### Stored data
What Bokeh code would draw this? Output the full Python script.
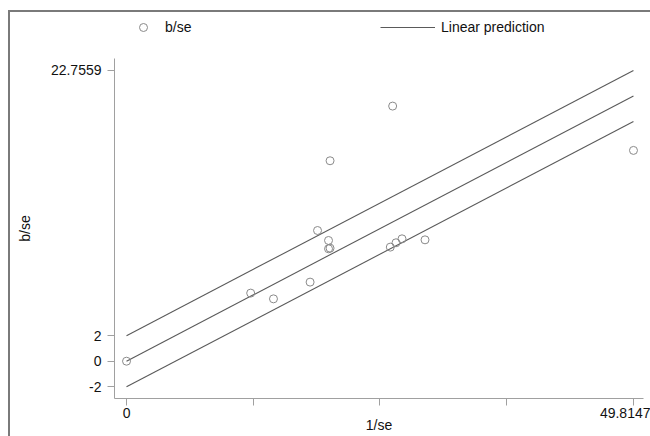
from bokeh.plotting import figure
from bokeh.layouts import column
from bokeh.models import (Range1d, FixedTicker, CustomJSTickFormatter, Legend, LegendItem)
from bokeh.embed import file_html
from bokeh.resources import INLINE

# ---- data ----
inv_se = [0.0, 26.15, 20.0, 18.77, 19.85, 19.85, 20.0, 25.92, 26.48, 27.07, 29.33,
          12.2, 14.44, 18.04, 49.8147]
b_se = [0.0, 19.97, 15.69, 10.23, 9.45, 8.80, 8.85, 8.93, 9.27, 9.58, 9.50,
        5.33, 4.88, 6.19, 16.5]
slope = 0.41667            # pooled estimate (slope of the centre line)
band_offsets = [-2, 0, 2]  # Galbraith band: prediction -2, 0, +2
x_line = [0.0, 49.8147]

x_ticks = [0.0, 49.8147]
x_tick_labels = ["0", "49.8147"]
x_minor_ticks = [12.4537, 24.9074, 37.3610]
y_ticks = [-2.0, 0.0, 2.0, 22.7559]
y_tick_labels = ["-2", "0", "2", "22.7559"]
legend_labels = ["b/se", "Linear prediction"]

FONT = "Liberation Sans"
FS = "14px"
LINE_COLOR = "#5a5a5a"
MARK_COLOR = "#8a8a8a"
W = 640
NAN = float("nan")

# ---- legend strip (its own small figure so nothing is clipped) ----
lf = figure(width=W, height=30, output_backend="svg", toolbar_location=None,
            x_axis_type=None, y_axis_type=None, outline_line_color=None,
            x_range=Range1d(0, 1), y_range=Range1d(0, 1),
            min_border_left=0, min_border_right=0, min_border_top=0, min_border_bottom=0)
lf.grid.visible = False
# placeholder renderers (no visible data) that only provide the legend glyphs
key_pts = lf.scatter([NAN], [NAN], size=8, marker="circle", fill_color=None,
                     line_color=MARK_COLOR, line_width=1)
key_line = lf.line([NAN, NAN], [NAN, NAN], line_color=LINE_COLOR, line_width=1.1)

leg1 = Legend(items=[LegendItem(label=legend_labels[0], renderers=[key_pts])],
              location=(19, 5), glyph_width=20, label_standoff=12)
leg2 = Legend(items=[LegendItem(label=legend_labels[1], renderers=[key_line])],
              location=(266, 5), glyph_width=55, label_standoff=6)
for lg in (leg1, leg2):
    lg.padding = 0
    lg.margin = 0
    lg.border_line_color = None
    lg.background_fill_alpha = 0
    lg.label_text_font = FONT
    lg.label_text_font_size = FS
    lg.label_text_color = "#111111"
    lg.click_policy = "none"
    lf.add_layout(lg)

# ---- main plot ----
p = figure(width=W, height=394, output_backend="svg", toolbar_location=None,
           x_range=Range1d(-1.181, 50.80), y_range=Range1d(-2.92, 23.695),
           min_border_left=104, min_border_right=7, min_border_top=16,
           min_border_bottom=38, outline_line_color=None)
p.grid.visible = False

for off in band_offsets:
    ys = [slope * x + off for x in x_line]
    p.line(x_line, ys, line_color=LINE_COLOR, line_width=1.1)

p.scatter(inv_se, b_se, size=8, marker="circle", fill_color=None,
          line_color=MARK_COLOR, line_width=1)

def fmt(ticks, labels):
    return CustomJSTickFormatter(args=dict(tk=ticks, lb=labels), code="""
        for (let i = 0; i < tk.length; i++) {
            if (Math.abs(tk[i] - tick) < 1e-6) return lb[i];
        }
        return "";
    """)

xa = p.xaxis[0]
xa.ticker = FixedTicker(ticks=x_ticks, minor_ticks=x_minor_ticks)
xa.formatter = fmt(x_ticks, x_tick_labels)
xa.axis_label = "1/se"
ya = p.yaxis[0]
ya.ticker = FixedTicker(ticks=y_ticks, minor_ticks=[])
ya.formatter = fmt(y_ticks, y_tick_labels)
ya.axis_label = "b/se"

for ax in (xa, ya):
    ax.axis_line_color = "#a0a0a0"
    ax.major_tick_line_color = "#a0a0a0"
    ax.minor_tick_line_color = "#a0a0a0"
    ax.major_tick_out = 7
    ax.major_tick_in = 0
    ax.minor_tick_out = 7
    ax.minor_tick_in = 0
    ax.major_label_text_font = FONT
    ax.major_label_text_font_size = FS
    ax.major_label_text_color = "#111111"
    ax.axis_label_text_font = FONT
    ax.axis_label_text_font_size = FS
    ax.axis_label_text_font_style = "normal"
    ax.axis_label_text_color = "#111111"
xa.major_label_standoff = 2
xa.axis_label_standoff = -4
xa.major_label_text_align = "right"
ya.major_label_standoff = 6
ya.axis_label_standoff = 15

layout = column(lf, p, spacing=0,
                styles={"border-left": "2px solid #7a7a7a", "border-top": "2px solid #7a7a7a",
                        "margin-left": "8px", "margin-top": "10px"})

open("out.html", "w").write(file_html(layout, INLINE))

### What you should do
Exactly as written, please give again the lines from the beginning of the listing through the line containing "from bokeh.resources import INLINE", inclusive, without any pictures.

### Answer to the problem
What Bokeh code would draw this? Output the full Python script.
from bokeh.plotting import figure
from bokeh.layouts import column
from bokeh.models import (Range1d, FixedTicker, CustomJSTickFormatter, Legend, LegendItem)
from bokeh.embed import file_html
from bokeh.resources import INLINE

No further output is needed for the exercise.